Mark was our guest on the latest episode of our Smart Compliance Podcast. Drawing on his firm’s 17-year history in the industry—a period of time in which MD Johnson has managed over $5 billion dollars in hundreds of transactions—Mark spoke with podcast host Kynzie Sims about how compliance outcomes impact the value of a business, the long-term costs of training versus not training personnel, pay plan changes, what dealerships get wrong about the M&A process, and more.
One major takeaway? People almost always represent the greatest value during a transaction.
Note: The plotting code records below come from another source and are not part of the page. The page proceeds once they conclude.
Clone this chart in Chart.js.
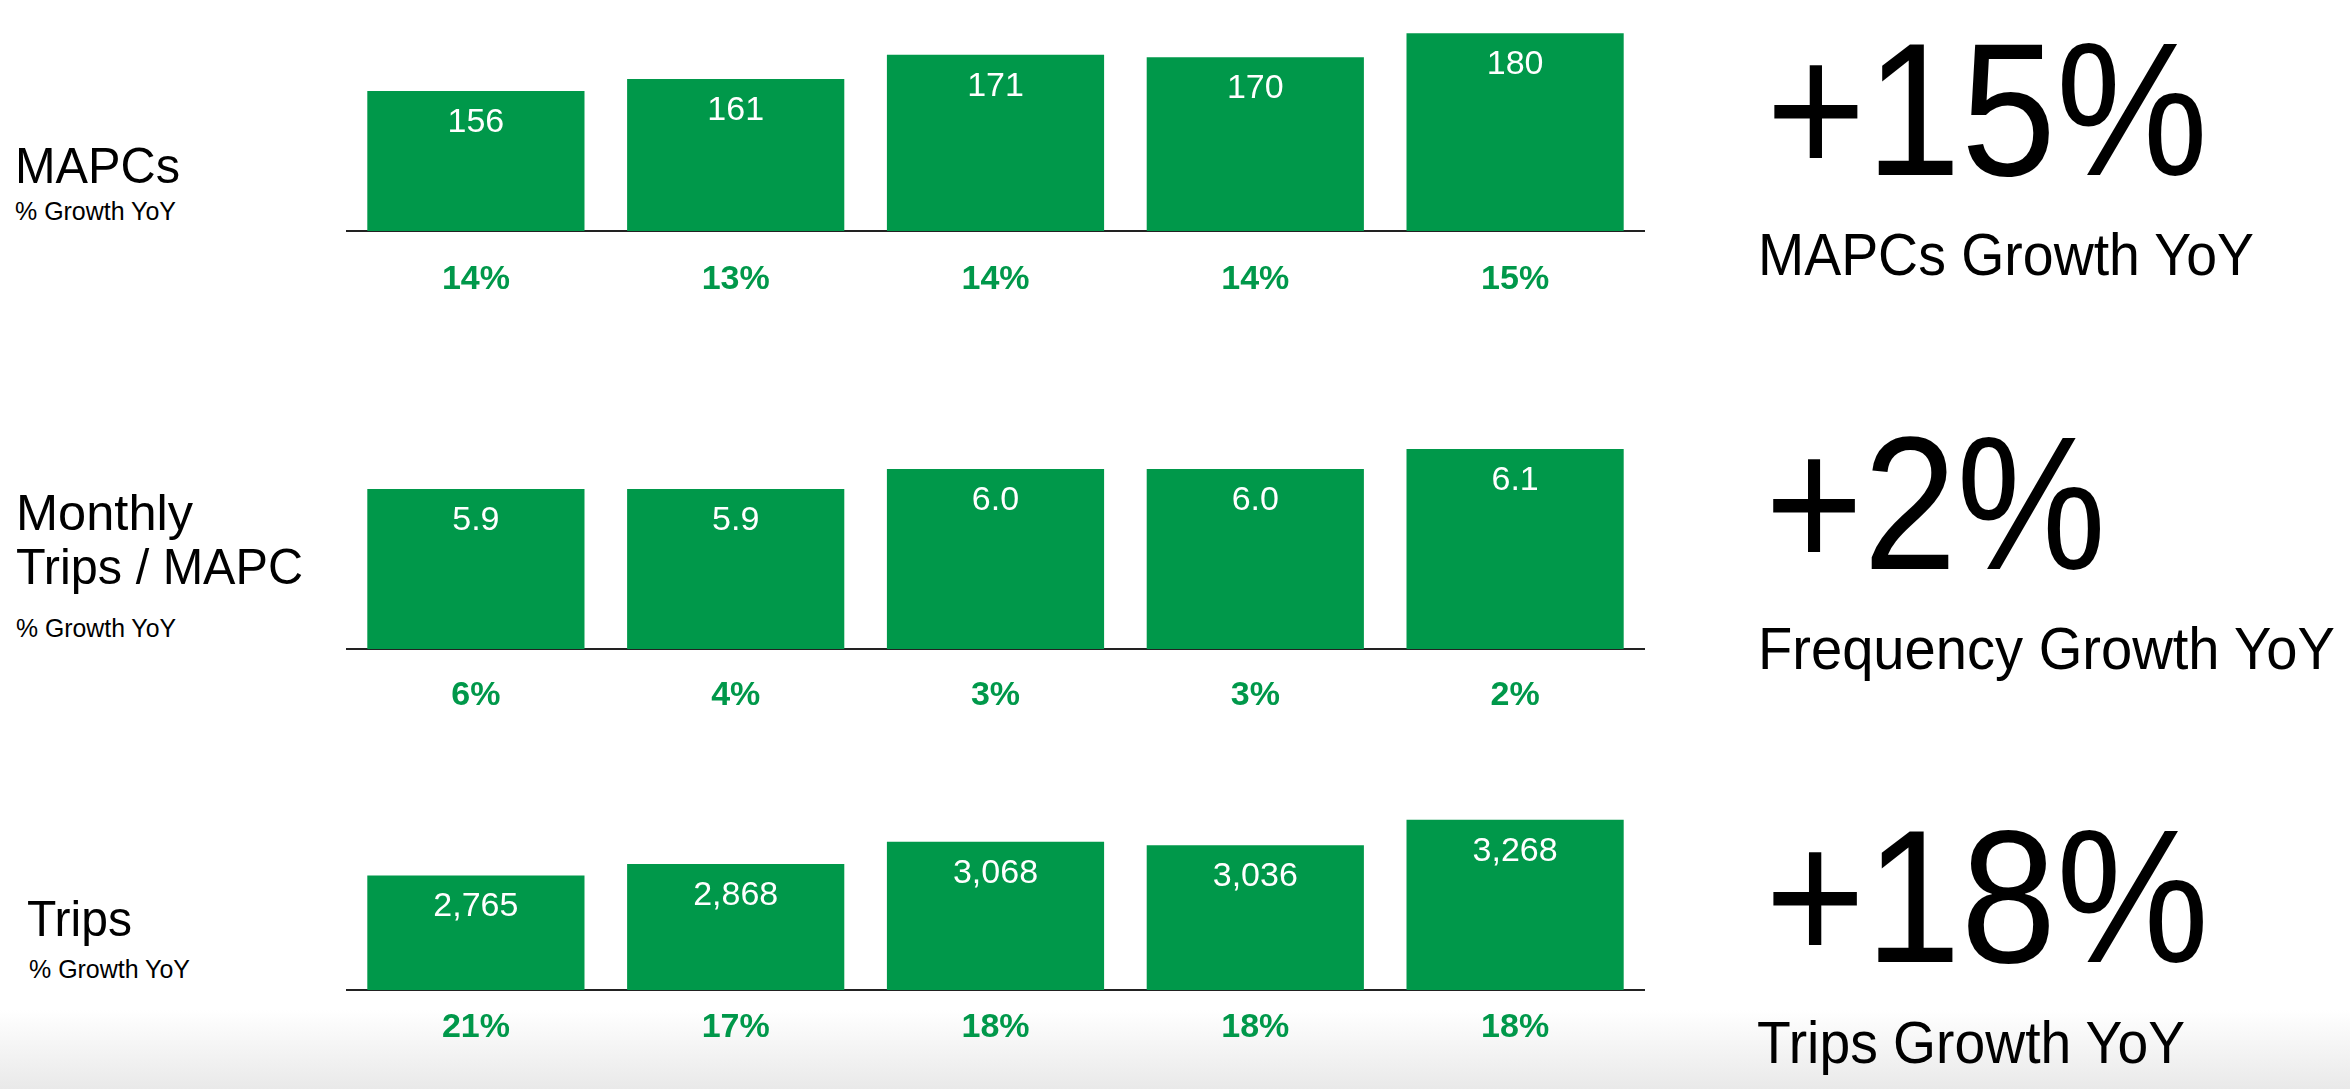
<!DOCTYPE html>
<html><head><meta charset="utf-8">
<script src="https://cdn.jsdelivr.net/npm/chart.js@4.4.1/dist/chart.umd.min.js"></script>
<style>
html,body{margin:0;padding:0;}
body{width:2350px;height:1089px;position:relative;overflow:hidden;background:linear-gradient(to bottom,#fff 0px,#fff 1010px,#e9e9e9 1089px);font-family:'Liberation Sans',Arial,sans-serif;}
.cw{position:absolute;left:346px;width:1299px;}
.t{position:absolute;white-space:nowrap;line-height:1;color:#000;transform-origin:0 0;}
</style></head><body>
<div class="cw" id="w1"><canvas id="c1"></canvas></div>
<div class="cw" id="w2"><canvas id="c2"></canvas></div>
<div class="cw" id="w3"><canvas id="c3"></canvas></div>
<script>
// ---- data ----
const mapcValues = [156, 161, 171, 170, 180];
const mapcGrowth = ['14%', '13%', '14%', '14%', '15%'];
const freqValues = [5.9, 5.9, 6.0, 6.0, 6.1];
const freqGrowth = ['6%', '4%', '3%', '3%', '2%'];
const tripValues = [2765, 2868, 3068, 3036, 3268];
const tripGrowth = ['21%', '17%', '18%', '18%', '18%'];

const GREEN = '#00984a';
const AXIS_H = 72;

function makeChart(id, wrapId, values, growth, fmt, yMin, yMax, plotH, baseline, tickPad) {
  const wrap = document.getElementById(wrapId);
  wrap.style.top = (baseline - plotH) + 'px';
  wrap.style.height = (plotH + AXIS_H) + 'px';
  const labelPlugin = {
    id: 'valueLabels_' + id,
    afterDatasetsDraw(chart) {
      const ctx = chart.ctx;
      const meta = chart.getDatasetMeta(0);
      ctx.save();
      ctx.font = '34px "Liberation Sans", Arial, sans-serif';
      ctx.fillStyle = '#ffffff';
      ctx.textAlign = 'center';
      ctx.textBaseline = 'alphabetic';
      meta.data.forEach((bar, i) => {
        ctx.fillText(fmt(chart.data.datasets[0].data[i]), bar.x, bar.y + 41);
      });
      ctx.restore();
    }
  };
  return new Chart(document.getElementById(id), {
    type: 'bar',
    data: {
      labels: growth,
      datasets: [{ data: values, backgroundColor: GREEN, borderWidth: 0,
                   categoryPercentage: 1.0, barPercentage: 0.836 }]
    },
    options: {
      responsive: true, maintainAspectRatio: false, animation: false,
      devicePixelRatio: 1,
      layout: { padding: 0 },
      plugins: { legend: { display: false }, tooltip: { enabled: false } },
      scales: {
        x: {
          grid: { display: false, drawTicks: false, tickLength: 0 },
          border: { display: true, color: '#222222', width: 2 },
          ticks: { color: GREEN, padding: tickPad,
                   font: { family: '"Liberation Sans", Arial, sans-serif', size: 34, weight: 'bold' } },
          afterFit: (s) => { s.height = AXIS_H; }
        },
        y: { display: false, min: yMin, max: yMax, grid: { display: false } }
      }
    },
    plugins: [labelPlugin]
  });
}

makeChart('c1', 'w1', mapcValues, mapcGrowth, v => String(v), 98, 190, 222, 231, 28);
makeChart('c2', 'w2', freqValues, freqGrowth, v => v.toFixed(1), 5.1, 6.2, 220, 649, 26);
makeChart('c3', 'w3', tripValues, tripGrowth, v => v.toLocaleString('en-US'), 1732, 3400, 185, 990, 17);

function place(text, x, baseline, size, weight, width) {
  const d = document.createElement('div');
  d.className = 't';
  d.textContent = text;
  d.style.fontSize = size + 'px';
  d.style.fontWeight = weight;
  d.style.left = x + 'px';
  d.style.top = (baseline - 0.8465 * size) + 'px';
  document.body.appendChild(d);
  const w = d.getBoundingClientRect().width;
  if (w > 0) d.style.transform = 'scaleX(' + (width / w) + ')';
}
// left labels
place('MAPCs', 15, 183, 50, 400, 165);
place('% Growth YoY', 15, 220, 25, 400, 161);
place('Monthly', 16, 530, 50, 400, 177);
place('Trips / MAPC', 16, 584, 50, 400, 287);
place('% Growth YoY', 16, 637, 25, 400, 160);
place('Trips', 27, 936, 50, 400, 105);
place('% Growth YoY', 29, 978, 25, 400, 161);
// right headline figures
place('+15%', 1766, 175, 190, 400, 442);
place('MAPCs Growth YoY', 1758, 276, 60, 400, 496);
place('+2%', 1765, 569, 190, 400, 341);
place('Frequency Growth YoY', 1758, 670, 60, 400, 577);
place('+18%', 1765, 962, 190, 400, 444);
place('Trips Growth YoY', 1757, 1064, 60, 400, 428);
</script>
</body></html>
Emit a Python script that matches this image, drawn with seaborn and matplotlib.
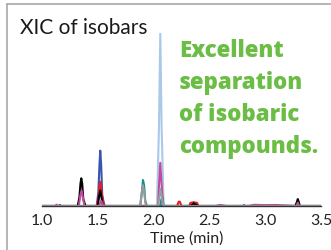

When we’re buying stores or we’re helping people understand the value of a store, we’re always looking at human capital [as] number 1. Who’s running the store? What’s their tenure here? What’s their expertise? What are the issues? And we consistently find the same thing: … Those [that] are typically considered the highest performing stores consistently have very, very good general managers who are really good at executing process, who understand human capital and all the things that come around complying with factory training programs and complying with the various laws they have to live with.